Discussion in 'Taxidermy History' started by meropespaniel, Mar 14, 2011.

  1. Now, I go to this museum just about every other weekend (thank goodness for getting in for free for being a CMU student), and ever since John B. posted the information about their zebra mounts, I got curious.

    I'm starting off with a mount that caught my eye because it was very recently put out on display (within the past year). The plaque by it claims that one of the nile crocodiles mounted here is one of the largest caught at 17 ft. In my nineteen years of being carrying, wheeled around in, and walking through this museum, I have never seen this mount in the mounted animal sections (both African and 'American') up until this last year.

    Does anyone know anything about the history of this mount? The mammal section of the museum does have the names of the taxidermists who worked on the mounts there, but they don't match up for this crocodile mount...

    follow the link to see the image (it was the only one I could find...): http://www.flickr.com/photos/loxosceles/4287443994/
  2. PA

    PA Well-Known Member

    The vast majority of specimens held at the Carnegie Museum were prepared by staff employed at the museum during the 115 years the museum has been in operation. There are a very few specimens that were donated or traded over the years done by other taxidermists. For example, we have a Grizzly Bear mounted by James Lippett Clark - but I am not sure if it was collected by a local and mounted for us by Clark, or what the situation was. That specimen is not on exhibit.

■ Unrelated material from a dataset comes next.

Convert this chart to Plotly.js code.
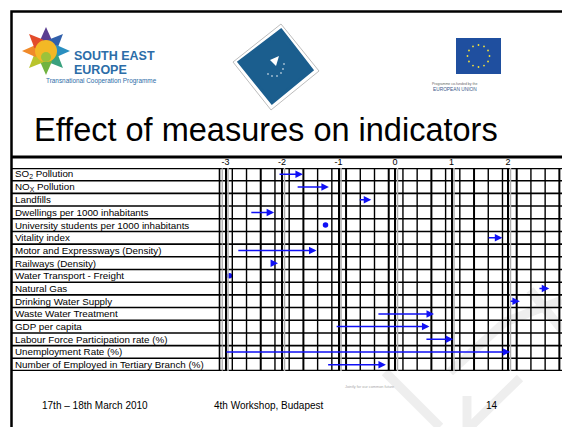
<!DOCTYPE html>
<html><head><meta charset="utf-8">
<script src="https://cdn.plot.ly/plotly-3.0.1.min.js"></script>
<style>html,body{margin:0;padding:0;background:#fff;overflow:hidden}</style>
</head><body>
<div id="chart" style="width:562px;height:427px"></div>
<script>
// ---- data ----
const indicators = [
  "SO<sub>2</sub> Pollution",
  "NO<sub>X</sub> Pollution",
  "Landfills",
  "Dwellings per 1000 inhabitants",
  "University students per 1000 inhabitants",
  "Vitality index",
  "Motor and Expressways (Density)",
  "Railways (Density)",
  "Water Transport - Freight",
  "Natural Gas",
  "Drinking Water Supply",
  "Waste Water Treatment",
  "GDP per capita",
  "Labour Force Participation rate (%)",
  "Unemployment Rate (%)",
  "Number of Employed in Tertiary Branch (%)"
];
const startVals = [-2.07, -1.75, -0.65, -2.57, -1.23, 1.63, -2.80, -2.18, -2.93, 2.53, 2.02, -0.32, -1.06, 0.53, -3.01, -1.21];
const endVals   = [-1.63, -1.17, -0.42, -2.14, -1.23, 1.90, -1.39, -2.07, -2.93, 2.73, 2.21,  0.69,  0.61, 1.03,  2.04, -0.16];
const tickVals = [-3, -2, -1, 0, 1, 2];
const tickLabels = ["-3", "-2", "-1", "0", "1", "2"];
const titleText = "Effect of measures on indicators";
const footerDate = "17th \u2013 18th March 2010";
const footerEvent = "4th Workshop, Budapest";
const footerPage = "14";

// ---- helpers (pixel -> paper) ----
const W = 562, H = 427;
const X = p => p / W;
const Y = p => 1 - p / H;
const pathOf = pts => pts.map((p, i) => (i ? 'L' : 'M') + X(p[0]).toFixed(5) + ',' + Y(p[1]).toFixed(5)).join(' ') + ' Z';
const pathOpen = pts => pts.map((p, i) => (i ? 'L' : 'M') + X(p[0]).toFixed(5) + ',' + Y(p[1]).toFixed(5)).join(' ');
const FONT = 'Liberation Sans, Arial, sans-serif';
const BLUE = '#1010f5';

const shapes = [];
const annotations = [];

// watermark (light gray) bottom-right
const wm = {color: '#eeeeee', width: 9};
[[[385, 372], [440, 427]], [[470, 427], [520, 378]], [[467, 396], [467, 427]],
 [[450, 372], [505, 322]], [[505, 322], [562, 300]], [[530, 290], [562, 330]]].forEach(seg => {
  shapes.push({type: 'path', xref: 'paper', yref: 'paper', layer: 'below', path: pathOpen(seg), line: wm});
});

// slide frame
shapes.push({type: 'path', xref: 'paper', yref: 'paper', path: pathOpen([[11.5, 427], [11.5, 11.5], [562, 11.5]]), line: {color: '#000', width: 2.5}});
// table top line
shapes.push({type: 'line', xref: 'paper', yref: 'paper', x0: X(11), x1: 1, y0: Y(157), y1: Y(157), line: {color: '#000', width: 3}});

// horizontal row lines
for (let i = 0; i <= indicators.length; i++) {
  const edge = (i === 0 || i === indicators.length);
  shapes.push({type: 'line', xref: 'paper', yref: 'y', x0: X(11), x1: 1, y0: i - 0.5, y1: i - 0.5,
    line: {color: '#000', width: edge ? 2.5 : 1.6}});
}
// label column separator
shapes.push({type: 'line', xref: 'paper', yref: 'y', x0: X(219.5), x1: X(219.5), y0: -0.5, y1: indicators.length - 0.5, line: {color: '#000', width: 1.6}});
shapes.push({type: 'line', xref: 'paper', yref: 'y', x0: X(222.2), x1: X(222.2), y0: -0.5, y1: indicators.length - 0.5, line: {color: '#999', width: 1}});
// table column lines
for (let k = 0; k < 24; k++) {
  const p = 232.3 + 14.22 * k;
  shapes.push({type: 'line', xref: 'paper', yref: 'y', x0: X(p), x1: X(p), y0: -0.5, y1: indicators.length - 0.5,
    line: {color: '#000', width: (k % 3 === 2) ? 2 : 1.4}});
}
// gray shadow next to integer gridlines
tickVals.forEach(v => {
  shapes.push({type: 'line', xref: 'x', yref: 'y', xsizemode: 'pixel', xanchor: v, x0: 2.5, x1: 2.5,
    y0: -0.5, y1: indicators.length - 0.5, line: {color: '#b0b0b0', width: 1.5}});
});

// row labels
indicators.forEach((name, i) => {
  annotations.push({xref: 'paper', yref: 'y', x: X(13), y: i, xanchor: 'left', yanchor: 'middle',
    text: name, showarrow: false, font: {family: FONT, size: 9.8, color: '#000'}});
});

// arrows
indicators.forEach((name, i) => {
  if (startVals[i] !== endVals[i]) {
    annotations.push({xref: 'x', yref: 'y', axref: 'x', ayref: 'y', x: endVals[i], y: i, ax: startVals[i], ay: i,
      text: '', showarrow: true, arrowhead: 2, arrowsize: 1.0, arrowwidth: 1.5, arrowcolor: BLUE, standoff: 0, startstandoff: 0});
  }
});

// ---- logos ----
// SEE star
const cx = 46, cy = 51;
const starCols = ['#5a3e91', '#3160ab', '#2a8fc0', '#3aa17e', '#71b340', '#b9c42c', '#f08a2a', '#e34b2a'];
for (let j = 0; j < 8; j++) {
  const a = (-90 + 45 * j) * Math.PI / 180, th = 30 * Math.PI / 180;
  const R = 24, r = 12;
  shapes.push({type: 'path', xref: 'paper', yref: 'paper', line: {width: 0},
    fillcolor: starCols[j], path: pathOf([[cx + R * Math.cos(a), cy + R * Math.sin(a)],
      [cx + r * Math.cos(a + th), cy + r * Math.sin(a + th)], [cx, cy], [cx + r * Math.cos(a - th), cy + r * Math.sin(a - th)]])});
}
shapes.push({type: 'circle', xref: 'paper', yref: 'paper', x0: X(cx - 11), x1: X(cx + 11), y0: Y(cy - 11), y1: Y(cy + 11),
  fillcolor: '#f3b825', line: {width: 0}});
shapes.push({type: 'circle', xref: 'paper', yref: 'paper', x0: X(cx - 5), x1: X(cx + 5), y0: Y(cy + 1), y1: Y(cy + 11),
  fillcolor: '#9cc23a', line: {width: 0}});
const seeBlue = '#2c6da8';
annotations.push({xref: 'paper', yref: 'paper', x: X(72), y: Y(56), xanchor: 'left', yanchor: 'middle',
  text: 'SOUTH EAST', showarrow: false, font: {family: FONT, size: 12.5, weight: 'bold', color: seeBlue}});
annotations.push({xref: 'paper', yref: 'paper', x: X(72), y: Y(70.5), xanchor: 'left', yanchor: 'middle',
  text: 'EUROPE', showarrow: false, font: {family: FONT, size: 12.5, weight: 'bold', color: seeBlue}});
annotations.push({xref: 'paper', yref: 'paper', x: X(44), y: Y(80.5), xanchor: 'left', yanchor: 'middle', text: 'Transnational Cooperation Programme', showarrow: false, font: {family: FONT, size: 6.4, color: seeBlue}});

// middle diamond logo
shapes.push({type: 'path', xref: 'paper', yref: 'paper', fillcolor: '#ffffff', line: {color: '#bdbdbd', width: 1},
  path: pathOf([[281, 24], [319, 71], [271, 110], [233, 62]])});
shapes.push({type: 'path', xref: 'paper', yref: 'paper', fillcolor: '#1b5e8e', line: {color: '#1b5e8e', width: 3},
  path: pathOf([[281, 30], [312, 70], [272, 103], [239, 62]])});
shapes.push({type: 'path', xref: 'paper', yref: 'paper', fillcolor: '#ffffff', line: {width: 0},
  path: pathOf([[270, 60], [279, 56], [276, 66]])});
[[268, 74], [272, 76], [277, 76], [281, 73], [283, 69], [284, 64]].forEach(d => {
  shapes.push({type: 'circle', xref: 'paper', yref: 'paper', x0: X(d[0] - 0.8), x1: X(d[0] + 0.8), y0: Y(d[1] - 0.8), y1: Y(d[1] + 0.8), fillcolor: '#fff', line: {width: 0}});
});

// EU flag
shapes.push({type: 'rect', xref: 'paper', yref: 'paper', x0: X(456), x1: X(501), y0: Y(38), y1: Y(74), fillcolor: '#1f4f9f', line: {width: 0}});
for (let s = 0; s < 12; s++) {
  const a = s * Math.PI / 6;
  const sx = 478.5 + 11 * Math.cos(a), sy = 56 + 11 * Math.sin(a);
  shapes.push({type: 'circle', xref: 'paper', yref: 'paper', x0: X(sx - 0.9), x1: X(sx + 0.9), y0: Y(sy - 0.9), y1: Y(sy + 0.9), fillcolor: '#f5e23a', line: {width: 0}});
}
annotations.push({xref: 'paper', yref: 'paper', x: X(478.5), y: Y(79.5), text: 'Programme co-funded by the', showarrow: false, font: {family: FONT, size: 3.5, color: '#666'}});
annotations.push({xref: 'paper', yref: 'paper', x: X(478.5), y: Y(84.5), text: 'EUROPEAN UNION', showarrow: false, font: {family: FONT, size: 4.8, color: '#3a5a8a'}});

// title and footer
annotations.push({xref: 'paper', yref: 'paper', x: X(266), y: Y(130), xanchor: 'center', yanchor: 'middle', text: titleText, showarrow: false, font: {family: FONT, size: 32.5, color: '#000'}});
annotations.push({xref: 'paper', yref: 'paper', x: X(40), y: Y(405), xanchor: 'left', yanchor: 'middle', text: footerDate, showarrow: false, font: {family: FONT, size: 10, color: '#000'}});
annotations.push({xref: 'paper', yref: 'paper', x: X(212), y: Y(405), xanchor: 'left', yanchor: 'middle', text: footerEvent, showarrow: false, font: {family: FONT, size: 10, color: '#000'}});
annotations.push({xref: 'paper', yref: 'paper', x: X(500), y: Y(405), xanchor: 'right', yanchor: 'middle', text: footerPage, showarrow: false, font: {family: FONT, size: 10, color: '#000'}});
annotations.push({xref: 'paper', yref: 'paper', x: X(369), y: Y(387), xanchor: 'center', yanchor: 'middle', text: 'Jointly for our common future', showarrow: false, font: {family: FONT, size: 3.8, color: '#a8a8a8'}});

// dots (no change)
const dotX = [], dotY = [];
indicators.forEach((name, i) => { if (startVals[i] === endVals[i]) { dotX.push(startVals[i]); dotY.push(name); } });

const traces = [{
  type: 'scatter', mode: 'markers', x: dotX, y: dotY, hoverinfo: 'skip',
  marker: {color: BLUE, size: 5.5}
}];

const layout = {
  width: W, height: H,
  margin: {l: 0, r: 0, t: 0, b: 0},
  paper_bgcolor: '#ffffff', plot_bgcolor: 'rgba(0,0,0,0)',
  showlegend: false,
  xaxis: {
    domain: [X(218), 1], range: [-3.133, 2.956], side: 'top',
    tickvals: tickVals, ticktext: tickLabels, ticks: '',
    tickfont: {family: FONT, size: 9, color: '#000'},
    showgrid: true, gridcolor: '#000', gridwidth: 2, zeroline: false, showline: false, fixedrange: true
  },
  yaxis: {
    domain: [Y(371), Y(168)], type: 'category', categoryarray: indicators, categoryorder: 'array',
    range: [indicators.length - 0.5, -0.5], showticklabels: false, showgrid: false, zeroline: false, showline: false, ticks: '', fixedrange: true
  },
  shapes: shapes,
  annotations: annotations
};

Plotly.newPlot('chart', traces, layout, {staticPlot: true, displayModeBar: false});
</script>
</body></html>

    The crocodiles you mention were collected both with a Bow and Arrow at great risk to the hunter, a Pittsburgh businessman. Because certain companies in the United States advertise through certain venues, these companies often get business from big game hunters. The largest company is probably Animal Artistry in Reno Nevada which has built up a large clientele of hunters through the Safari Club Internation which meets in Reno on a regular basis.

    This Taxidermy mount was done by taxidermists at Animal Artistry and the hunter later donated the specimen to the Carnegie Museum. You can even see a photo of the piece still on the AA website at http://www.animalartistry.com/pb/af_ls/20_af_ls.php

    If anyone reading this post does know who the actual taxidermist that did this piece, please list it here.

    The Nile Crocodile mounts were donated probably 8-10 years ago or so when they were first put on exhibit. They were off exhibit for a while during the building of the new dinosaur hall.